L'amour de la Patrie est un sentiment qui doit être bien vif en nous, et nous stimuler continuellement à travailler pour tous nos frères, chrétiens et musulmans, et conjuguer nos efforts, afin que cette portion du monde, qui est le Proche-Orient, soit réellement, un havre de paix et de liberté, et un exemple vivant de convivialité avec nos frères Musulmans, en nous acheminant avec confiance tous ensemble vers le Grand Jubilé de l'An 2000.

Qu'il me soit permis de citer, en guise de conclusion, les points suivants qui émanent de tout ce qu'il a été dit et répété dans les conférences, les carrefours, les rencontres auxquelles nous avons eu l'occasion de participer entre les représentants du Christianisme et de l'Islam, ou qui sont simplement le fruit de notre réflexion personnelle. Je les résume comme suit:

  1. Le dialogue islamo-chrétien est une nécessité qui découle de notre mission de chrétien, de personnes consacrées, et plus encore de notre vocation vincentienne.

  1. Le dialogue islamo-chrétien dit théologique, qui se fonde sur les données doctrinales et le Dogme du Christianisme et de l'Islam est réservé à des spécialistes, et ne peut être en aucune façon entrepris par des individus ou des Communautés non autorisés, sinon il serait plus nuisible que bénéfique.

  1. Dans notre dialogue islamo-chrétien, il vaut mieux s'arrêter sur ce qui nous rapproche, tel que la prière, le jeune, les œuvres de miséricorde, la paix et la justice sociale - comme décrits dans le Document «Nostra aetate» du Concile Vatican II - e non sur ce qui nous oppose et risque de nous éloigner les uns des autres et créer de discussions et d'inimitiés.

  1. Le dialogue à instaurer entre chrétiens et musulmans est celui que l'on appelle communément «le dialogue de vie», qui consiste dans une saine convivialité, le témoignage de la vie, le travail en communs dans l'entente et la cordialité, le service des autres avec amour et compréhension.

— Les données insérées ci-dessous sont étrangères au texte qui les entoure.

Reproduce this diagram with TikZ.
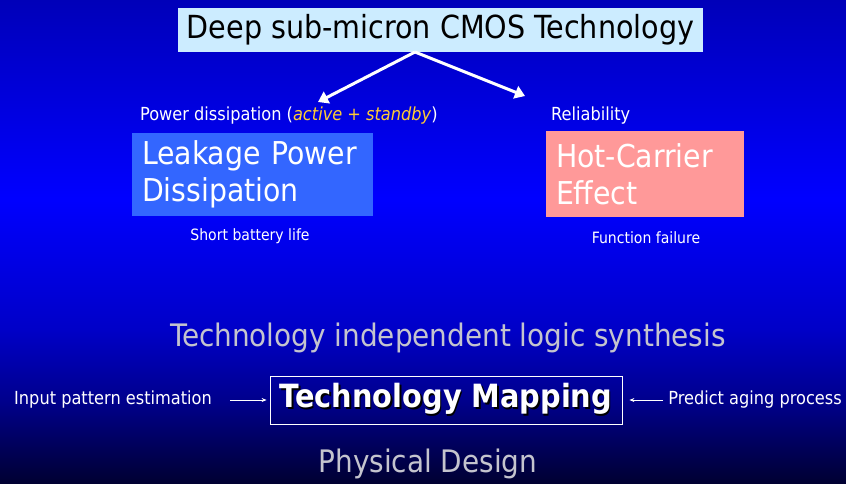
\documentclass[tikz,border=0pt]{standalone}
\usepackage{fontspec}
\setmainfont{DejaVu Sans Condensed}
\usetikzlibrary{arrows.meta}
\definecolor{fondbas}{RGB}{0,0,50}
\definecolor{fondbas2}{RGB}{0,0,140}
\definecolor{fondmilieu}{RGB}{0,0,200}
\definecolor{fondclair}{RGB}{0,0,255}
\definecolor{fondhaut}{RGB}{0,0,185}
\definecolor{monciel}{RGB}{204,236,255}
\definecolor{monbleu}{RGB}{51,102,255}
\definecolor{monrose}{RGB}{255,153,153}
\definecolor{mondore}{RGB}{255,204,51}
\definecolor{mongris}{RGB}{196,196,206}
\pgfdeclareverticalshading{fond}{100bp}{color(0bp)=(fondbas); color(25bp)=(fondbas); color(33.5bp)=(fondbas2); color(41bp)=(fondmilieu); color(54.5bp)=(fondclair); color(75bp)=(fondhaut); color(100bp)=(fondhaut)}
\newcommand{\ombre}[3][0.8pt]{\makebox[0pt][l]{\hspace{#1}\raisebox{-#1}{\color{black}#3}}{\color{#2}#3}}
\tikzset{
  petit/.style={text=white,font=\fontsize{18}{21}\selectfont,inner sep=0pt},
  minus/.style={text=white,font=\fontsize{15.6}{18}\selectfont,inner sep=0pt},
  boite/.style={text=white,font=\fontsize{31.5}{37}\selectfont,align=left,inner xsep=10pt,inner ysep=0pt},
  etape/.style={text=mongris,font=\fontsize{31}{36}\selectfont,inner sep=0pt},
  fleche/.style={white,line width=3pt,-{Triangle[length=10pt,width=13pt]}},
  fine/.style={white,line width=0.8pt,-{Stealth[length=5pt,width=4pt]}}
}
\begin{document}
\begin{tikzpicture}[x=1pt,y=-1pt]
	% Fond %
	\shade[shading=fond] (0,0) rectangle (846,483);
	\useasboundingbox (0,0) rectangle (846,483);
	% Technologie %
	\node[fill=monciel,text=black,inner sep=0pt,minimum width=525,minimum height=44,font=\fontsize{31.8}{36}\selectfont] (techno) at (440.5,30) {Deep sub-micron CMOS Technology};
	\coordinate (sommet) at (415,52);
	\coordinate (pointeg) at (318,102);
	\coordinate (pointed) at (525,96);
	\draw[fleche] (sommet) -- (pointeg);
	\draw[fleche] (sommet) -- (pointed);
	% Fuite %
	\node[petit,anchor=west] (puissance) at (140,116) {Power dissipation (\textit{\color{mondore}active + standby})};
	\node[boite,fill=monbleu,minimum width=241,minimum height=83,text width=221] (fuite) at (252.5,174.5) {Leakage Power\\Dissipation};
	\node[minus] (batterie) at (250,236) {Short battery life};
	% Porteurs chauds %
	\node[petit,anchor=west] (fiabilite) at (551,116) {Reliability};
	\node[boite,fill=monrose,minimum width=198,minimum height=86,text width=178] (porteurs) at (645,174) {Hot-Carrier\\Effect};
	\node[minus] (panne) at (646,238) {Function failure};
	% Flot %
	\node[etape] (synthese) at (448,338) {Technology independent logic synthesis};
	\node[draw=white,line width=0.8pt,inner sep=0pt,minimum width=352,minimum height=48,font=\fontsize{32}{36}\selectfont\bfseries] (mapping) at (446,400) {\ombre[1.5pt]{white}{Technology Mapping}};
	\node[etape] (physique) at (428,464) {Physical Design};
	\node[petit,anchor=west] (entree) at (14,400) {Input pattern estimation};
	\node[petit,anchor=east] (vieillissement) at (842,400) {Predict aging process};
	\draw[fine,shorten <=18pt,shorten >=3pt] (entree) -- (mapping);
	\draw[fine,shorten <=5pt,shorten >=7pt] (vieillissement) -- (mapping);
\end{tikzpicture}
\end{document}
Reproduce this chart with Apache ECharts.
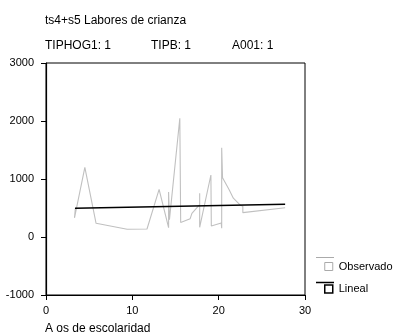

Exigences ou qualités d'un dialogue fructueux:

  • éloigner de nous tout préjugé malveillant ou toute idée préconçue

  • vivre dans l'espérance, même contre toute expérience, comme le dit st. Paul en parlant d'Abraham

  • écoute de l'autre avec estime et respect, et ne pas croire que nous sommes seuls à posséder toute la vérité

  • donc humilité….

  • patience, et attendre l'heure de Dieu: l'Esprit souffle où il veut et quand il veut une prière assidue.